The lottery is bound to throw him through the wringer, too. He is leading the charge to hire designers to create a lottery logo and website. He’s on the hunt for a chief financial officer and IT security along with five other positions. On top of it all, Clontz is in the process of choosing a company that will provide convenience stores and other outlets with lottery equipment.

For companies that outfit lottery games, Wyoming Lottery is one of the last states likely to implement the games of chance. It would be a big score for the nation’s three lottery vendors.

Clontz will release a proposal to the companies in the coming weeks. He won’t meet with any of their representatives until after he chooses the winning company.
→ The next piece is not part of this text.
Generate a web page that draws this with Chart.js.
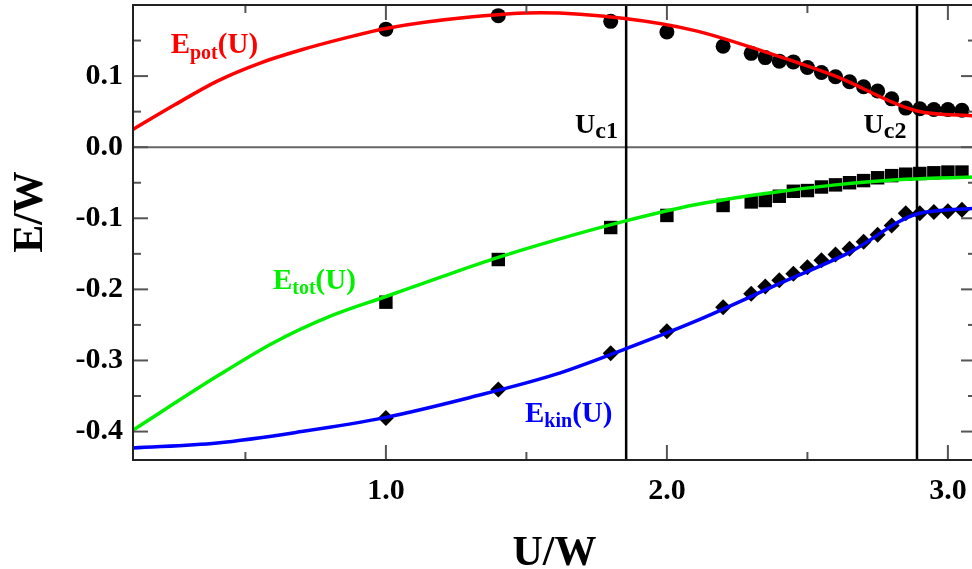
<!DOCTYPE html>
<html>
<head>
<meta charset="utf-8">
<script src="https://cdn.jsdelivr.net/npm/chart.js@4.4.1/dist/chart.umd.min.js"></script>
<style>
  html, body { margin: 0; padding: 0; background: #fff; overflow: hidden; }
  canvas { display: block; }
</style>
</head>
<body>
<canvas id="chart" width="990" height="569"></canvas>
<script>
// DMFT points (U/W)
const uPoints = [1.0, 1.4, 1.8, 2.0, 2.2, 2.3, 2.35, 2.4, 2.45, 2.5, 2.55, 2.6, 2.65, 2.7, 2.75, 2.8, 2.85, 2.9, 2.95, 3.0, 3.05];
const ePotPoints = [0.166, 0.185, 0.177, 0.162, 0.142, 0.132, 0.126, 0.121, 0.120, 0.112, 0.105, 0.099, 0.092, 0.085, 0.079, 0.068, 0.055, 0.054, 0.053, 0.053, 0.052];
const eTotPoints = [-0.218, -0.158, -0.113, -0.096, -0.082, -0.077, -0.075, -0.069, -0.062, -0.061, -0.056, -0.053, -0.050, -0.047, -0.043, -0.040, -0.038, -0.037, -0.036, -0.035, -0.035];
const eKinPoints = [-0.381, -0.341, -0.290, -0.259, -0.225, -0.206, -0.196, -0.187, -0.178, -0.169, -0.159, -0.151, -0.143, -0.133, -0.123, -0.110, -0.093, -0.093, -0.091, -0.090, -0.088];

// smooth curves
const potFitU = [0.1, 0.25, 0.4, 0.55, 0.7, 0.85, 1.0, 1.3, 1.55, 1.85, 2.1, 2.35, 2.6, 2.89, 3.1];
const potFitE = [0.025, 0.060, 0.093, 0.118, 0.137, 0.153, 0.167, 0.183, 0.189, 0.181, 0.164, 0.134, 0.100, 0.051, 0.044];
const totFitU = [0.1, 0.4, 0.6, 0.8, 1.0, 1.2, 1.4, 1.6, 1.85, 2.1, 2.35, 2.6, 2.85, 3.1];
const totFitE = [-0.398, -0.322, -0.275, -0.238, -0.210, -0.182, -0.155, -0.131, -0.104, -0.081, -0.065, -0.053, -0.045, -0.042];
const kinFitU = [0.1, 0.4, 0.7, 1.0, 1.3, 1.6, 1.85, 2.1, 2.4, 2.65, 2.89, 3.1];
const kinFitE = [-0.423, -0.416, -0.400, -0.380, -0.352, -0.320, -0.284, -0.245, -0.192, -0.148, -0.094, -0.086];

const xTicks = [1, 2, 3];
const xMinorTicks = [0.5, 1.5, 2.5];
const yTicks = [-0.4, -0.3, -0.2, -0.1, 0, 0.1];
const yMinorTicks = [-0.35, -0.25, -0.15, -0.05, 0.05, 0.15];
const uc1 = 1.855, uc2 = 2.89;

const SERIF = '"Liberation Serif", "Times New Roman", serif';

function xy(xs, ys) {
    return xs.map((x, i) => ({ x: x, y: ys[i] }));
}

function seg(ctx, x1, y1, x2, y2) {
    ctx.beginPath();
    ctx.moveTo(x1, y1);
    ctx.lineTo(x2, y2);
    ctx.stroke();
}

function subLabel(ctx, px, py, l) {
    ctx.fillStyle = l.color;
    ctx.textAlign = 'left';
    ctx.textBaseline = 'alphabetic';
    ctx.font = `bold ${l.size}px ${SERIF}`;
    ctx.fillText(l.main, px, py);
    let w = ctx.measureText(l.main).width;
    ctx.font = `bold ${l.subSize}px ${SERIF}`;
    ctx.fillText(l.sub, px + w, py + l.drop);
    w += ctx.measureText(l.sub).width;
    if (l.tail) {
        ctx.font = `bold ${l.size}px ${SERIF}`;
        ctx.fillText(l.tail, px + w, py);
    }
}

const labels = [
    { u: 0.234, e: 0.132, main: 'E', sub: 'pot', tail: '(U)', color: '#ff0000', size: 29, subSize: 20, drop: 6 },
    { u: 0.598, e: -0.199, main: 'E', sub: 'tot', tail: '(U)', color: '#00f000', size: 29, subSize: 20, drop: 5 },
    { u: 1.495, e: -0.387, main: 'E', sub: 'kin', tail: '(U)', color: '#0000ff', size: 29, subSize: 20, drop: 5 },
    { u: 1.673, e: 0.020, main: 'U', sub: 'c1', tail: '', color: '#000', size: 28, subSize: 24, drop: 5 },
    { u: 2.700, e: 0.020, main: 'U', sub: 'c2', tail: '', color: '#000', size: 28, subSize: 24, drop: 5 }
];

const framePlugin = {
    id: 'framePlugin',
    beforeDatasetsDraw(chart) {
        const { ctx, chartArea: a, scales: { x, y } } = chart;
        ctx.save();
        ctx.strokeStyle = '#666';
        ctx.lineWidth = 2;
        const y0 = y.getPixelForValue(0);
        seg(ctx, a.left, y0, a.right, y0);
        ctx.strokeStyle = '#000';
        ctx.lineWidth = 2.5;
        [uc1, uc2].forEach(u => {
            const px = x.getPixelForValue(u);
            seg(ctx, px, a.top, px, a.bottom);
        });
        ctx.restore();
    },
    afterDatasetsDraw(chart) {
        const { ctx, chartArea: a, scales: { x, y } } = chart;
        ctx.save();
        // inward ticks on all four sides
        ctx.strokeStyle = '#555';
        ctx.lineWidth = 2;
        const xt = (vals, len) => {
            vals.forEach(v => {
                const px = x.getPixelForValue(v);
                seg(ctx, px, a.bottom, px, a.bottom - len);
                seg(ctx, px, a.top, px, a.top + len);
            });
        };
        const yt = (vals, len) => {
            vals.forEach(v => {
                const py = y.getPixelForValue(v);
                seg(ctx, a.left, py, a.left + len, py);
                seg(ctx, a.right, py, a.right - len, py);
            });
        };
        xt(xTicks, 15);
        xt(xMinorTicks, 8);
        yt(yTicks, 15);
        yt(yMinorTicks, 8);
        // frame
        ctx.strokeStyle = '#222';
        ctx.lineWidth = 2;
        ctx.strokeRect(a.left, a.top, a.right - a.left, a.bottom - a.top);

        labels.forEach(l => subLabel(ctx, x.getPixelForValue(l.u), y.getPixelForValue(l.e), l));

        // axis titles
        ctx.fillStyle = '#000';
        ctx.font = `bold 42px ${SERIF}`;
        ctx.textAlign = 'center';
        ctx.textBaseline = 'alphabetic';
        ctx.fillText('U/W', (a.left + a.right) / 2, 565);
        ctx.translate(42, 212);
        ctx.rotate(-Math.PI / 2);
        ctx.fillText('E/W', 0, 0);
        ctx.restore();
    }
};

const tickFont = { family: SERIF, size: 30, weight: 'bold' };

new Chart(document.getElementById('chart'), {
    type: 'scatter',
    data: {
        datasets: [
            { type: 'line', data: xy(potFitU, potFitE), borderColor: '#ff0000', borderWidth: 3.5, pointRadius: 0, cubicInterpolationMode: 'monotone', fill: false, order: 0 },
            { type: 'line', data: xy(totFitU, totFitE), borderColor: '#00f000', borderWidth: 3.5, pointRadius: 0, cubicInterpolationMode: 'monotone', fill: false, order: 0 },
            { type: 'line', data: xy(kinFitU, kinFitE), borderColor: '#0000ff', borderWidth: 3.5, pointRadius: 0, cubicInterpolationMode: 'monotone', fill: false, order: 0 },
            { data: xy(uPoints, ePotPoints), pointStyle: 'circle', pointRadius: 7.5, backgroundColor: '#000', borderColor: '#000', borderWidth: 0, order: 1 },
            { data: xy(uPoints, eTotPoints), pointStyle: 'rect', pointRadius: 9.5, backgroundColor: '#000', borderColor: '#000', borderWidth: 0, order: 1 },
            { data: xy(uPoints, eKinPoints), pointStyle: 'rectRot', pointRadius: 8, backgroundColor: '#000', borderColor: '#000', borderWidth: 0, order: 1 }
        ]
    },
    options: {
        responsive: false,
        animation: false,
        layout: { autoPadding: false, padding: { top: 5, right: 14, left: 0, bottom: 0 } },
        plugins: { legend: { display: false }, tooltip: { enabled: false } },
        scales: {
            x: {
                type: 'linear',
                min: 0.1,
                max: 3.1,
                grid: { display: false },
                border: { display: false },
                ticks: { font: tickFont, color: '#000', padding: 5, maxRotation: 0, autoSkip: false, callback: v => v.toFixed(1) },
                afterBuildTicks: s => { s.ticks = xTicks.map(v => ({ value: v })); },
                afterFit: s => { s.height = 109; s.paddingLeft = 0; s.paddingRight = 0; }
            },
            y: {
                type: 'linear',
                min: -0.44,
                max: 0.2,
                grid: { display: false },
                border: { display: false },
                ticks: { font: tickFont, color: '#000', padding: 2, autoSkip: false, callback: v => v.toFixed(1) },
                afterBuildTicks: s => { s.ticks = yTicks.map(v => ({ value: v })); },
                afterFit: s => { s.width = 133; s.paddingTop = 0; s.paddingBottom = 0; }
            }
        }
    },
    plugins: [framePlugin]
});
</script>
</body>
</html>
“I don’t want to give the perception of imminent propriety,” he said.

In other words, Clontz is abiding by the first letter in his favorite acronym: fairness.

State officials are hopeful the lottery will raise around $20 million per year. A guaranteed $6 million of the earnings will funnel to local governments. At least 45 percent will remain available as prizes.

The initial earnings will repay the bank loans and other expenditures the lottery board incurred to get the quasi-governmental organization off the ground. No taxpayer dollars were spent on the startup.

“Most reasonable people would think all those are good things,” Clontz said. “People are electing to play, not forced to play.”

But lottery critics are worried the $6 million in guaranteed revenues to the state will do little to offset the needs of gambling addicts.

Those who play the most are likely the people who can’t afford it, said Maureen Emrich, chairman of the Wyoming Family Coalition, a group that lobbied against the bill for more than a decade.

“It is people who want to gain something for nothing,” she said.

People who are in tight financial situations might spend extra money on tickets instead of essential items, said Rep. Allen Jaggi, R-Lyman

“I am wondering if the millions that are projected for the state and cities will come,” he said. “It sounds good. But I think we got another big monster machine going.”

Clontz was quick to call lottery entertainment rather than a form of gambling.

Playing the lottery isn’t like playing a dice game, he said.

“As a Christian man I don’t think it rises to the same level of concern as other forms of gambling. But I am not judging any of that anyway. A person has to make a decision whether or not they want to play a draw game or not. People should not view it as anything but entertainment.”